Participating in an Employee Stock Option Plan gives you the ‘option’ to purchase stocks of the company at the time of exercise. ESOP vesting is the process through which you get the right to purchase these stocks on a systematic basis or a pre-set calendar; think of the vesting schedule as a timetable according to which you get the right to ESOPs. The most common vesting schedule is uniform annual vesting over 4 years, i.e. after the first year of compulsory ‘cliff’ – you receive 25% of the total ESOPs promised to you every year for 4 years.

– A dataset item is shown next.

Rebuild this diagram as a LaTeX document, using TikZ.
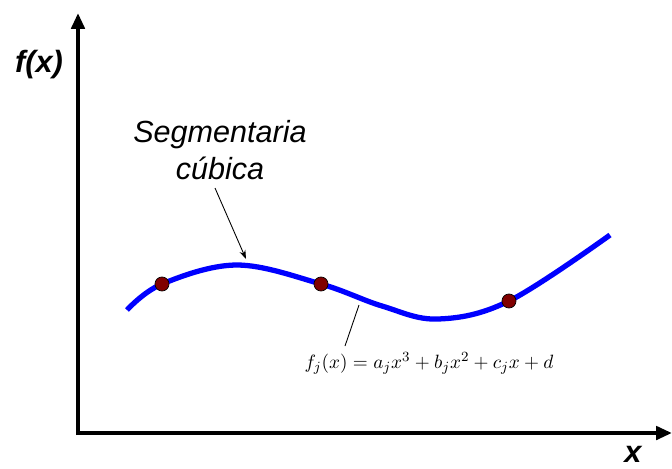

Some startups offer performance-based vesting which is dependent on you meeting some targets and goals linked to your job function and some other startups opt for front-loaded or back-loaded vesting where you may get a variable amount over years. For instance, 10%, 20%, 30%, 40% over 4 years in back-loaded vesting.
- What happens to your ESOPs when you leave the organization?
When you quit or your employment term is terminated, your unvested ESOPs return back to the ESOP pool but what you need to take note of is the treatment of your vested options. Here you need to look at how much time you will have to exercise options upon quitting. Imagine if you have just a few weeks to exercise, this will mean you have to cough up a few lakhs or even crores of rupees to gain ownership of your shares. Most well-respected startups have a longer period of months or even years to allow employees to exercise their vested options.
- What are the transfer restrictions when you exercise your options?
There might be a provision in the ESOP scheme to allow the company or founder to forcibly buy back (call option) such shares at the current market price. For example, a ‘Right of First Refusal’ or ROFR clause allows the company to first see any sale or transfer offer that you have obtained, and only if the company provides the ROFR waiver, can you go ahead with the sale or transfer of shares.
- How does the company facilitate ESOP liquidity for employees?
Check the ESOP policy and grant letter for the ways in which ESOP liquidity has been or will be facilitated for employees in the startup. Does the management even talk about this? Remember, you will make money on your ESOPs only if a liquidity event is provided to you by way of a secondary transaction, buyback, or eventual IPO.
Be familiar with the basics of ESOPs before signing your grant letter. Know the ESOP policy inside out and sign it only after you have comfort on the above points.